Ces quatre jours se révéleront difficile physiquement : on enchaîne des successions de montées-descentes très raides et la route est sur la majorité du parcours en bien moins bon état que prévu. Nous sommes souvent obligés de jongler entre les cailloux qui jalonnent la route. Il faut dire que nous sommes entourés de parois vertigineuses et qu’on se sent bien petit face à la hauteur des montagnes qui nous entourent ! On commence à être bien fatigué, on doit avouer qu’on n’a pas vraiment l’habitude de rouler 5-6h par jour sur des routes exigeantes ! Mais nous sommes franchement heureux de rouler enfin au Tadjikistan, pays tant attendu et redouté sur notre parcours. Et nous ne perdons pas une miette des paysages fascinants qui nous entourent et ne nous lassent pas.

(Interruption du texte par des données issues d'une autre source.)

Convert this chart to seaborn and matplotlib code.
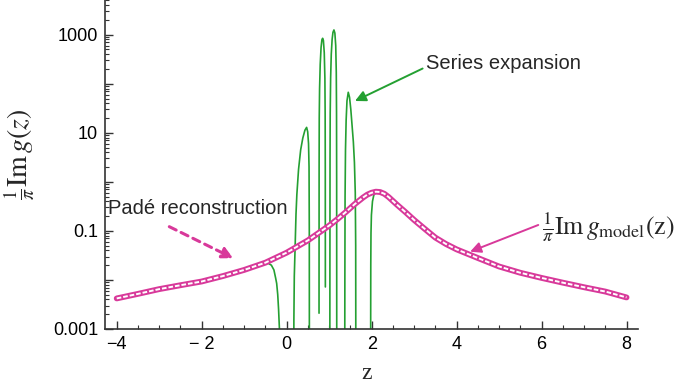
import numpy as np
import pandas as pd
import matplotlib
matplotlib.use("Agg")
import matplotlib.pyplot as plt
import seaborn as sns

# model spectral function 1/pi Im g_model(z)
model_z = [-4.0, -3.5, -3.0, -2.5, -2.0, -1.5, -1.0, -0.5, 0.0, 0.5, 1.0, 1.2, 1.4, 1.6,
           1.8, 1.9, 2.0, 2.1, 2.2, 2.3, 2.4, 2.6, 2.8, 3.0, 3.25, 3.5, 3.75, 4.0, 4.5,
           5.0, 5.5, 6.0, 6.5, 7.0, 7.5, 8.0]
model_v = [0.0042, 0.0052, 0.0065, 0.0078, 0.0093, 0.0120, 0.0160, 0.0225, 0.036, 0.064,
           0.128, 0.175, 0.245, 0.35, 0.48, 0.55, 0.60, 0.63, 0.62, 0.57, 0.49, 0.34,
           0.24, 0.167, 0.11, 0.073, 0.054, 0.042, 0.028, 0.0188, 0.0140, 0.0110,
           0.0088, 0.0071, 0.0058, 0.0044]

# series expansion: positive lobes only (negative parts drop off the log axis)
lobe1_z = [-0.6, -0.44, -0.36, -0.30, -0.26, -0.235, -0.21, -0.19, -0.17, -0.16]
lobe1_v = [0.0205, 0.022, 0.020, 0.016, 0.011, 0.0085, 0.005, 0.0025, 0.001, 1e-5]
lobe2_z = [0.165, 0.17, 0.18, 0.20, 0.22, 0.24, 0.28, 0.33, 0.38, 0.43, 0.47, 0.495,
           0.515, 0.527, 0.533, 0.536]
lobe2_v = [1e-5, 0.0015, 0.012, 0.05, 0.22, 0.55, 1.8, 4.5, 7.8, 11.3, 12.9, 10.5, 6.0,
           2.0, 0.1, 1e-5]
lobe3_z = [0.762, 0.764, 0.767, 0.775, 0.79, 0.81, 0.83, 0.847, 0.865, 0.885, 0.90,
           0.906, 0.909, 0.911]
lobe3_v = [0.0021, 2, 20, 80, 250, 550, 790, 845, 760, 430, 130, 25, 2, 0.0072]
lobe4_z = [1.015, 1.018, 1.021, 1.025, 1.035, 1.05, 1.07, 1.09, 1.113, 1.135, 1.155,
           1.168, 1.174, 1.177, 1.18]
lobe4_v = [1e-5, 0.02, 3, 25, 130, 400, 800, 1120, 1250, 1080, 600, 170, 25, 1, 1e-5]
lobe5_z = [1.365, 1.37, 1.375, 1.385, 1.40, 1.42, 1.45, 1.48, 1.51, 1.54, 1.57, 1.595,
           1.615, 1.625, 1.63]
lobe5_v = [1e-5, 0.01, 0.5, 4.5, 18, 45, 67, 53, 30, 14, 6.5, 2.5, 0.6, 0.05, 1e-5]
lobe6_z = [1.975, 1.978, 1.98, 1.985, 1.995, 2.02, 2.05, 2.08, 2.12]
lobe6_v = [1e-5, 0.002, 0.02, 0.09, 0.21, 0.40, 0.53, 0.60, 0.63]

x_ticks = [-4, -2, 0, 2, 4, 6, 8]
x_labels = ["\u22124", "\u2212 2", "0", "2", "4", "6", "8"]
y_ticks = [1e-3, 1e-2, 1e-1, 1, 10, 100, 1000]
y_labels = ["0.001", "", "0.1", "", "10", "", "1000"]

MAGENTA = "#d8399a"
GREEN = "#24a032"

sns.set_theme(style="ticks")
plt.rcParams["font.family"] = ["Liberation Sans", "DejaVu Sans"]
plt.rcParams["mathtext.fontset"] = "stix"

fig = plt.figure(figsize=(6.75, 3.87), dpi=100)
ax = fig.add_axes([0.1556, 0.1499, 0.7896, 0.8501])
ax.set_yscale("log")

lobes = [(lobe1_z, lobe1_v), (lobe2_z, lobe2_v), (lobe3_z, lobe3_v),
         (lobe4_z, lobe4_v), (lobe5_z, lobe5_v), (lobe6_z, lobe6_v)]
for lz, lv in lobes:
    sns.lineplot(x=lz, y=lv, ax=ax, color=GREEN, lw=1.2, sort=False, zorder=2)

model = pd.DataFrame({"z": model_z, "v": model_v})
sns.lineplot(data=model, x="z", y="v", ax=ax, color=MAGENTA, lw=4.2, zorder=3,
             solid_capstyle="round")
sns.lineplot(data=model, x="z", y="v", ax=ax, color="white", lw=1.4, zorder=4,
             linestyle=(0, (2.4, 1.0)))

ax.set_xlim(-4.275, 8.27)
ax.set_ylim(1e-3, 5100)

ax.set_xticks(x_ticks)
ax.set_xticklabels(x_labels)
ax.set_xticks(np.arange(-4, 8.01, 0.5), minor=True)
ax.set_yticks(y_ticks)
ax.set_yticklabels(y_labels)
ax.yaxis.set_minor_locator(matplotlib.ticker.LogLocator(base=10, subs=np.arange(2, 10)))
ax.yaxis.set_minor_formatter(matplotlib.ticker.NullFormatter())

ax.tick_params(which="both", direction="in", color="#333333", labelsize=13,
               labelcolor="black")
ax.tick_params(which="major", length=6, width=1.0, pad=5)
ax.tick_params(which="minor", length=3, width=0.8)

sns.despine(ax=ax)
for side in ["left", "bottom"]:
    ax.spines[side].set_color("#333333")
    ax.spines[side].set_linewidth(1.2)

ax.set_xlabel("z", fontfamily="Liberation Serif", fontsize=17, va="center")
ax.xaxis.set_label_coords(0.491, -0.134)
ax.set_ylabel(r"$\frac{1}{\pi}\mathrm{Im}\,g(z)$", fontsize=20)
ax.yaxis.set_label_coords(-0.128, 0.53)

# annotations (axes fraction coordinates)
ax.annotate("Series expansion", xy=(0.469, 0.693), xytext=(0.602, 0.808),
            xycoords="axes fraction", textcoords="axes fraction",
            fontsize=14.5, ha="left", va="center",
            arrowprops=dict(arrowstyle="-|>", color=GREEN, lw=1.4,
                            mutation_scale=16, shrinkA=0, shrinkB=0,
                            relpos=(0, 0.3)))
ax.text(0.0056, 0.367, "Padé reconstruction", transform=ax.transAxes,
        fontsize=14.5, ha="left", va="center")
ax.annotate("", xy=(0.2407, 0.215), xytext=(0.1206, 0.311),
            xycoords="axes fraction", textcoords="axes fraction",
            arrowprops=dict(arrowstyle="-|>", color=MAGENTA, lw=2.2,
                            linestyle=(0, (2.5, 1.8)), mutation_scale=16,
                            shrinkA=0, shrinkB=0))
ax.annotate(r"$\frac{1}{\pi}\mathrm{Im}\,g_{\mathrm{model}}(\mathrm{z})$",
            xy=(0.685, 0.235), xytext=(0.819, 0.310),
            xycoords="axes fraction", textcoords="axes fraction",
            fontsize=18.5, ha="left", va="center", annotation_clip=False,
            arrowprops=dict(arrowstyle="-|>", color=MAGENTA, lw=1.4,
                            mutation_scale=16, shrinkA=0, shrinkB=0,
                            relpos=(0, 0.6)))

fig.savefig("out.png", dpi=100)
plt.close(fig)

Et puis enfin, 100 km avant Khorog la vallée s’élargit, la route s’aplanit et on retrouve un asphalte potable! L’arrivée dans la ville est un vrai plaisir, on s’installe au Pamir Lodge pour deux jours de repos bien attendus ! Le Pamir Lodge c’est un peu le lieu de rencontre des baroudeurs de la pamir Highway et l’on passera deux jours à se reposer, à préparer la suite et à discuter et rigoler avec les cyclos et autres voyageurs autour de bonnes bières (toujours !).


Prochaine étape : remonter pendant une grosse semaine la vallée du Wakham avant de rejoindre pour de bon le plateau du Pamir ! 7 jours de galère et de sable au programme dans des paysages toujours sublimes avant de passer enfin les 4000m d’altitude !


Et encore une fois un grand merci à tous pour vos petits messages qui nous font toujours aussi plaisir!